The adverse effects of the hydrocodone component of Vicodin are generally similar to the adverse effects observed with other narcotic analgesics. Most people tolerate the acetaminophen in Vicodin generally well when taking therapeutic doses.
Vicodin may also cause mental clouding and impair your physical and mental performance.
Vicodin may cause genitourinary side effects including spasms and urinary retention.
Rarely, acetaminophen use will result in a condition characterized by low blood platelets. This may be due to a hypersensitivity to the major metabolite of acetaminophen, acetaminophen glucuronide.
Acute overdose may cause high hemoglobin levels resulting in cyanosis, or a bluish tint around the eyes, mouth and fingernails.
Alcoholic patients may develop liver damage after consuming even modest doses of acetaminophen.
Severe overdose of the acetaminophen component of Vicodin may result in liver damage that may reverse itself if the patient does not die. Acetaminophen overdose often occurs after an individual uses multiple products that contain acetaminophen.
People with liver disease are more likely to experience adverse reactions after taking Vicodin; these side effects may be more severe in these consumers.
Alcoholic patients face an increased risk for hepatic side effects including hepatitis, which can be fatal. These side effects may be dose dependent, meaning high doses pose a more significant threat that low doses.
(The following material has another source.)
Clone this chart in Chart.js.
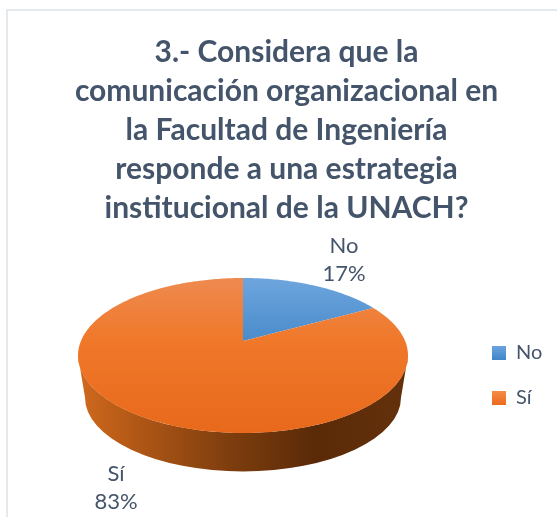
<!DOCTYPE html>
<html>
<head>
<meta charset="utf-8">
<title>UNACH</title>
<script src="https://cdn.jsdelivr.net/npm/chart.js@4"></script>
<style>
  html, body { margin: 0; padding: 0; background: #fff; overflow: hidden; }
  #wrap { position: relative; width: 557px; height: 517px; overflow: hidden; }
  #frame { position: absolute; left: 6px; top: 9px; width: 600px; height: 600px; border: 2px solid #e4e9ed; }
  #chart { position: absolute; left: 0; top: 0; }
</style>
</head>
<body>
<div id="wrap">
  <div id="frame"></div>
  <canvas id="chart" width="557" height="517"></canvas>
</div>
<script>
"use strict";

const categories = ["No", "Sí"];
const values = [17, 83];
const titleLines = [
  "3.- Considera que la",
  "comunicación organizacional en",
  "la Facultad de Ingeniería",
  "responde a una estrategia",
  "institucional de la UNACH?",
];

const TEXT = "#44546a";
const FONT = "Lato, 'Open Sans', sans-serif";

/* ---------------- 3D LOOK ---------------- */

const ASPECT = 165 / 77.5;   // the pie is laid out as a circle, then widened
const TILT = 0.187;          // how far the apex sits above the ellipse centre
const WALL = { drop: 42, rx: 158, ry: 74 };

const labelSpots = [{ x: 344, y: 246 }, { x: 116, y: 474 }];

const faceColors = [
  ["#6ea5de", "#4a8ccb", "#4384c4"],
  ["#ee8a50", "#f0782a", "#e8691c"],
];

// rim point for a slice angle, perspective keeps the rim on the ellipse
function rimPoint(arc, angle) {
  const th = angle + Math.PI / 2;
  const x = Math.sin(th), y = Math.cos(th);
  const d = 1 + TILT * y;
  return {
    x: arc.x + arc.outerRadius * ASPECT * Math.sqrt(1 - TILT * TILT) * x / d,
    y: arc.y - arc.outerRadius * (y + TILT) / d,
  };
}

function drawWall(ctx, arc) {
  const rx = arc.outerRadius * ASPECT;
  const x0 = arc.x - rx, x1 = arc.x + rx;
  const g = ctx.createLinearGradient(x0, 0, x1, 0);
  g.addColorStop(0, "#d0691e");
  g.addColorStop(0.12, "#bb5d18");
  g.addColorStop(0.45, "#7f3e0e");
  g.addColorStop(0.72, "#5a2a08");
  g.addColorStop(1, "#64310b");
  ctx.fillStyle = g;
  ctx.beginPath();
  ctx.ellipse(arc.x, arc.y, rx, arc.outerRadius, 0, Math.PI, 0, true);
  ctx.ellipse(arc.x, arc.y + WALL.drop, WALL.rx, WALL.ry, 0, 0, Math.PI, false);
  ctx.closePath();
  ctx.fill();
}

function drawFace(ctx, arc, stops) {
  const g = ctx.createLinearGradient(0, arc.y - arc.outerRadius, 0, arc.y + arc.outerRadius);
  g.addColorStop(0, stops[0]);
  g.addColorStop(0.4, stops[1]);
  g.addColorStop(1, stops[2]);
  ctx.fillStyle = g;

  const apexY = arc.y - arc.outerRadius * TILT;
  ctx.beginPath();
  ctx.moveTo(arc.x, apexY);
  const n = Math.ceil((arc.endAngle - arc.startAngle) * 60);
  for (let i = 0; i <= n; i++) {
    const p = rimPoint(arc, arc.startAngle + (arc.endAngle - arc.startAngle) * i / n);
    ctx.lineTo(p.x, p.y);
  }
  ctx.closePath();
  ctx.fill();
}

const pie3d = {
  id: "pie3d",
  afterLayout(chart) {
    // title and legend sit where the reference has them, not where the pie pushes them
    chart.titleBlock.left = 0;
    chart.titleBlock.right = 573;
    const legend = chart.legend;
    legend.left = 467;
    legend.right = 557;
    legend.top = 318;
    legend.bottom = 517;
  },
  beforeDatasetDraw(chart) {
    const ctx = chart.ctx;
    const arcs = chart.getDatasetMeta(0).data;
    ctx.save();
    drawWall(ctx, arcs[0]);
    arcs.forEach((arc, i) => drawFace(ctx, arc, faceColors[i]));

    const total = values.reduce((a, b) => a + b, 0);
    ctx.fillStyle = TEXT;
    ctx.font = "22px " + FONT;
    ctx.textAlign = "center";
    ctx.textBaseline = "middle";
    categories.forEach((name, i) => {
      const spot = labelSpots[i];
      ctx.fillText(name, spot.x, spot.y);
      ctx.fillText(Math.round(values[i] / total * 100) + "%", spot.x, spot.y + 28);
    });
    ctx.restore();
    return false;
  },
};

/* ---------------- CHART ---------------- */

const canvas = document.getElementById("chart");

function swatch(top, from, to) {
  const g = canvas.getContext("2d").createLinearGradient(0, top, 0, top + 14);
  g.addColorStop(0, from);
  g.addColorStop(1, to);
  return g;
}

const swatches = [swatch(346, "#6ba4df", "#3f85c8"), swatch(391, "#f68c47", "#ec6a1d")];

new Chart(canvas, {
  type: "pie",
  data: {
    labels: categories,
    datasets: [{ data: values, backgroundColor: faceColors.map(c => c[1]), borderWidth: 0 }],
  },
  options: {
    responsive: false,
    animation: false,
    layout: { padding: { left: 78, right: 149, top: 0, bottom: 84 } },
    plugins: {
      tooltip: { enabled: false },
      title: {
        display: true,
        text: titleLines,
        color: TEXT,
        font: { family: FONT, size: 30, weight: "bold", lineHeight: 39 / 30 },
        padding: { top: 33, bottom: 50 },
      },
      legend: {
        position: "chartArea",
        align: "start",
        labels: {
          boxWidth: 14,
          boxHeight: 14,
          padding: 25,
          color: TEXT,
          font: { family: FONT, size: 20 },
          generateLabels: () => categories.map((name, i) => ({
            text: name,
            fillStyle: swatches[i],
            strokeStyle: "rgba(0,0,0,0)",
            lineWidth: 0,
            fontColor: TEXT,
            index: i,
          })),
        },
      },
    },
  },
  plugins: [pie3d],
});
</script>
</body>
</html>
Several doctors have reported patients suffering liver damage after using long-term acetaminophen at therapeutic doses, even though the patients had no other risk factors such as alcoholism.
Hypersensitivity side effects to the acetaminophen in Vicodin are rare.
Massive overdose of acetaminophen may cause metabolic side effects including metabolic acidosis, which is condition characterized by too much acid in the system.
The hydrocodone in Vicodin depresses your nervous system in a way that relieves pain and reduces cough. Nervous system adverse reactions include mental depression, dizziness and lightheadedness. Vicodin use can also cause symptoms of CNS depression including stupor, delirium, extreme sleepiness and the emotional opposite of euphoria, dysphoria. Vicodin may also stimulate the nervous system and cause agitation.
Hydrocodone reduces cough by acting directly on the area of the brain responsible for breathing. This action may cause respiratory depression, which is sometimes fatal.
Other adverse reactions include physical dependence and withdrawal symptoms after a missed dose, a low dose or a dose of naloxone to reduce opioid levels. Withdrawal symptoms may include agitation, restlessness, anxiety, insomnia and tremor. Other withdrawal symptoms are abdominal cramps, blurred vision, vomiting and sweating.
The acetaminophen component of Vicodin rarely causes side effects associated with the kidneys and renal system. Adverse renal effects are most often common after overdose, from chronic abuse often with multiple analgesics or in association with liver damage relating to acetaminophen use.
Some types of kidney disease associated with Vicodin use occur in conjunction with liver failure, but rarely some Vicodin consumers without liver failure develop kidney disease.
The adverse effects of the hydrocodone in Vicodin may be more likely and more severe in patients with renal insufficiency.
The hydrocodone in Vicodin acts directly on the breathing center in the brain. Hydrocodone may cause the brain to "forget" to breathe, resulting in dangerous respiratory depression and other breathing problems.
Vicodin may impair hearing or cause permanent hearing loss, predominately in cases of chronic overdose.